# email address for rfc.



## gillipepper (Jun 30, 2010)

Hi

Does anyone know if the rfc have a new email address.  Just tried to email and it has bounced back.  Trying to find out how we request a copy of our notes as we are going to go to Glasgow GCRM.

Gx


----------



## Hopeful37 (Jan 16, 2012)

Gillipepper

I managed to get a personal email address one time, following a complaint that I had issued..been a while since I used it, but sure give it a shot anyhow - just dont tell her that I sent you lol  

[email protected]


----------



## mmcm (Aug 12, 2010)

Gillipepper

The email address doesnt work,a member of management told us this at a meeting we had at a fertility group, unfortunately they said it was something that was getting out of control. u would be better to ring them and i think u have to request it by writing and then its 40 days and pay for ur notes....


----------



## wee emma (Nov 15, 2007)

The rfc doesn't have it's own email address anymore    it was handy too. 


You need to contact their medical records (the rfc not the hospital one). Just ring the rfc. 

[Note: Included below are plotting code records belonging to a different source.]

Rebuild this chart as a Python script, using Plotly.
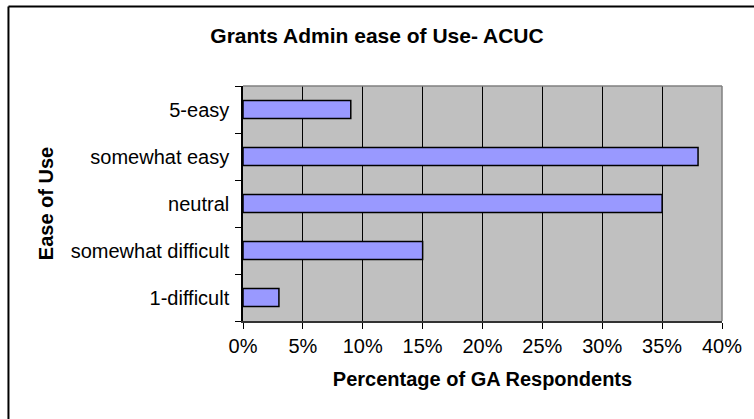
import plotly.graph_objects as go

# Ease of use categories (bottom to top) and share of GA respondents
categories = ["1-difficult", "somewhat difficult", "neutral", "somewhat easy", "5-easy"]
percentages = [0.03, 0.15, 0.35, 0.38, 0.09]
x_ticks = [0, 0.05, 0.10, 0.15, 0.20, 0.25, 0.30, 0.35, 0.40]
x_tick_labels = ["0%", "5%", "10%", "15%", "20%", "25%", "30%", "35%", "40%"]

fig = go.Figure()
fig.add_trace(go.Bar(
    x=percentages,
    y=categories,
    orientation="h",
    marker=dict(color="#9999FF", line=dict(color="black", width=1.5)),
))

fig.update_layout(
    width=754,
    height=419,
    margin=dict(l=243, r=28, t=86, b=98),
    paper_bgcolor="white",
    plot_bgcolor="#C0C0C0",
    font=dict(family="Liberation Sans, Arial", size=20, color="black"),
    title=dict(
        text="<b>Grants Admin ease of Use- ACUC</b>",
        x=0.5, xanchor="center", y=0.915, yanchor="middle",
        font=dict(size=21),
    ),
    bargap=0.617,
    showlegend=False,
)

fig.update_xaxes(
    range=[0, 0.40],
    tickvals=x_ticks,
    ticktext=x_tick_labels,
    showgrid=True, gridcolor="black", gridwidth=1,
    showline=True, linecolor="#333333", linewidth=1.5,
    ticks="outside", ticklen=6, tickcolor="black",
    title=dict(text="<b>Percentage of GA Respondents</b>", standoff=16, font=dict(size=20)),
    zeroline=False,
)

fig.update_yaxes(
    categoryorder="array",
    categoryarray=categories,
    showline=True, linecolor="black", linewidth=1.5,
    ticks="outside", ticklen=6, tickcolor="black",
    tickson="boundaries",
    ticklabelstandoff=8,
    title=dict(text="<b>Ease of Use</b>", standoff=12, font=dict(size=20)),
    showgrid=False,
)

# gray border on top and right of plot area
fig.add_shape(type="line", xref="paper", yref="paper", x0=0, x1=1, y0=1, y1=1,
              line=dict(color="#808080", width=1.5))
fig.add_shape(type="line", xref="paper", yref="paper", x0=1, x1=1, y0=0, y1=1,
              line=dict(color="#808080", width=1.5))
# outer chart border: only the left and top edges fall inside the picture
fig.add_shape(type="line", xref="paper", yref="paper",
              x0=(6.5 - 243) / 483, x1=(6.5 - 243) / 483,
              y0=(321 - 440) / 235, y1=(321 - 6.5) / 235,
              line=dict(color="black", width=2))
fig.add_shape(type="line", xref="paper", yref="paper",
              x0=(6.5 - 243) / 483, x1=(780 - 243) / 483,
              y0=(321 - 6.5) / 235, y1=(321 - 6.5) / 235,
              line=dict(color="black", width=2))

fig.write_html(
    "out.html",
    config={"displayModeBar": False},
    post_script="document.body.style.margin='0px';",
)
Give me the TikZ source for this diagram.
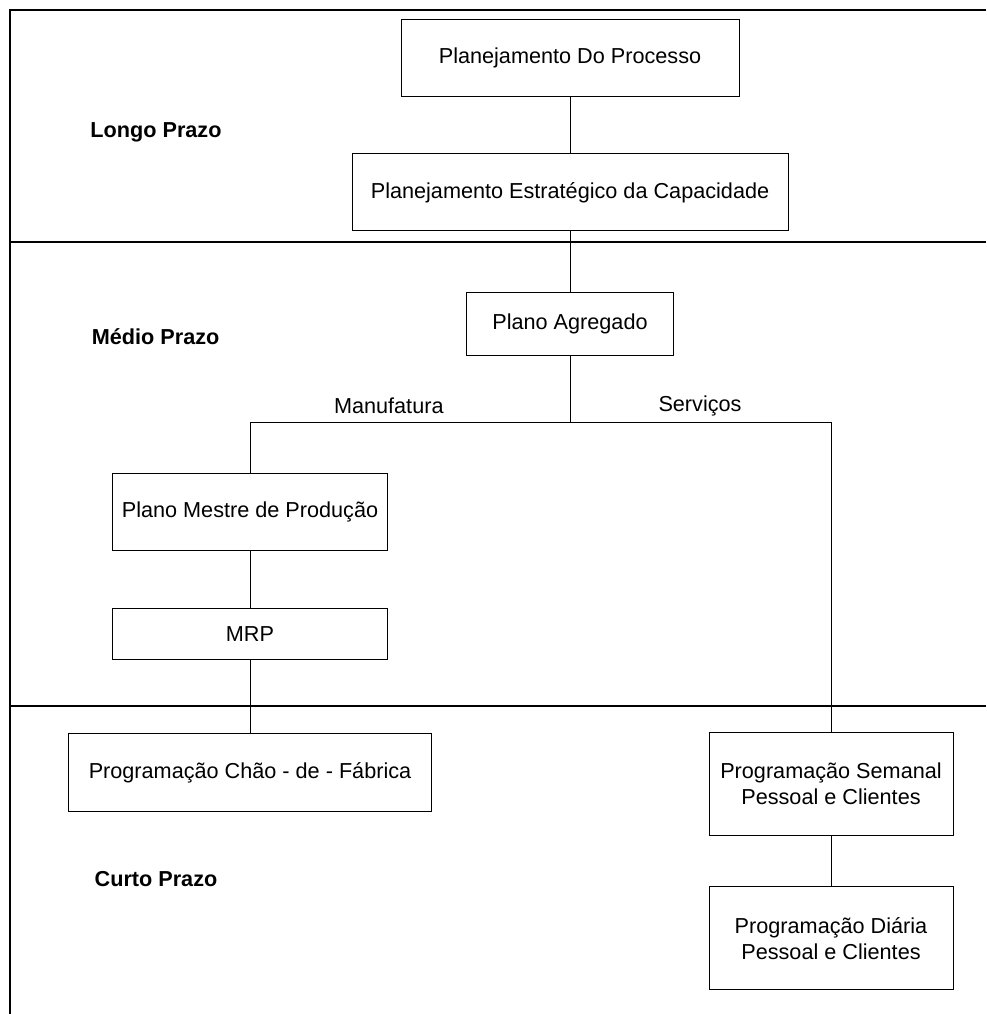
\documentclass[tikz,border=0pt]{standalone}
\usepackage{fontspec}
\setmainfont{Liberation Sans}
\usepackage{tikz}

\begin{document}
\begin{tikzpicture}[
	caixa/.style={draw, line width=0.6pt, align=center, inner sep=0pt, font=\fontsize{15.4}{18.5}\selectfont},
	prazo/.style={font=\fontsize{15.4}{18.5}\selectfont\bfseries},
	ramo/.style={font=\fontsize{15.4}{18.5}\selectfont},
	liga/.style={line width=0.6pt},
	faixa/.style={line width=1.1pt}]
			\useasboundingbox (0, 0) rectangle (24.65, 25.35);

			% Moldura e faixas de prazo
			\draw[faixa] (24.65, 25.1) -- (0.25, 25.1) -- (0.25, 0);
			\draw[faixa] (0.25, 19.3) -- (24.65, 19.3);
			\draw[faixa] (0.25, 7.7) -- (24.65, 7.7);

			% Nomes das faixas
			\node[prazo] (longo) at (3.9, 22.05) {Longo Prazo};
			\node[prazo] (medio) at (3.89, 16.93) {Médio Prazo};
			\node[prazo] (curto) at (3.9, 3.38) {Curto Prazo};

			% Caixas do longo e médio prazo
			\node[caixa, minimum width=8.45cm, minimum height=1.925cm] (processo) at (14.25, 23.89) {Planejamento Do Processo};
			\node[caixa, minimum width=10.9cm, minimum height=1.925cm] (estrategico) at (14.25, 20.54) {Planejamento Estratégico da Capacidade};
			\node[caixa, minimum width=5.175cm, minimum height=1.575cm] (agregado) at (14.25, 17.24) {Plano Agregado};
			\node[caixa, minimum width=6.875cm, minimum height=1.925cm] (mestre) at (6.25, 12.54) {Plano Mestre de Produção};
			\node[caixa, minimum width=6.875cm, minimum height=1.275cm] (mrp) at (6.25, 9.51) {MRP};

			% Caixas do curto prazo
			\node[caixa, minimum width=9.075cm, minimum height=1.95cm] (chao) at (6.25, 6.03) {Programação Chão - de - Fábrica};
			\node[caixa, minimum width=6.1cm, minimum height=2.575cm] (semanal) at (20.775, 5.76) {Programação Semanal\\Pessoal e Clientes};
			\node[caixa, minimum width=6.1cm, minimum height=2.575cm] (diaria) at (20.775, 1.89) {Programação Diária\\Pessoal e Clientes};

			% Ramificação manufatura / serviços
			\coordinate (manuf) at (6.25, 14.8);
			\coordinate (serv) at (20.775, 14.8);
			\node[ramo] (lmanuf) at (9.72, 15.2) {Manufatura};
			\node[ramo] (lserv) at (17.5, 15.2) {Serviços};

			% Ligações
			\draw[liga] (processo) -- (estrategico);
			\draw[liga] (estrategico) -- (agregado);
			\draw[liga] (agregado) -- (agregado |- manuf);
			\draw[liga] (mestre) -- (manuf) -- (serv) -- (semanal);
			\draw[liga] (mestre) -- (mrp);
			\draw[liga] (mrp) -- (chao);
			\draw[liga] (semanal) -- (diaria);
		\end{tikzpicture}
\end{document}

Actually, if you're going to the satellite clinic for gcrm? You don't need to get your notes, they get them for you.  The docs there also work at the royal so they get copies. You don't need to pay for the ones they get but you'd have to pay if you got them yourself and its about £30. They'll have them with them for your first appointment.


----------



## gillipepper (Jun 30, 2010)

wee emma said:


> The rfc doesn't have it's own email address anymore  it was handy too.
> 
> You need to contact their medical records (the rfc not the hospital one). Just ring the rfc.
> 
> Actually, if you're going to the satellite clinic for gcrm? You don't need to get your notes, they get them for you. The docs there also work at the royal so they get copies. You don't need to pay for the ones they get but you'd have to pay if you got them yourself and its about £30. They'll have them with them for your first appointment.


HI Emma

I thought we needed to have them from what i read in the booklet. Maybe thats for notes from other clinics then. At least that will save us a bit of money.

gx


----------



## wee emma (Nov 15, 2007)

No don't worry, that have them waiting for you and will have gone through them. Much better because if you ordered them yourself it can take maybe 6-8 weeks to get them.


----------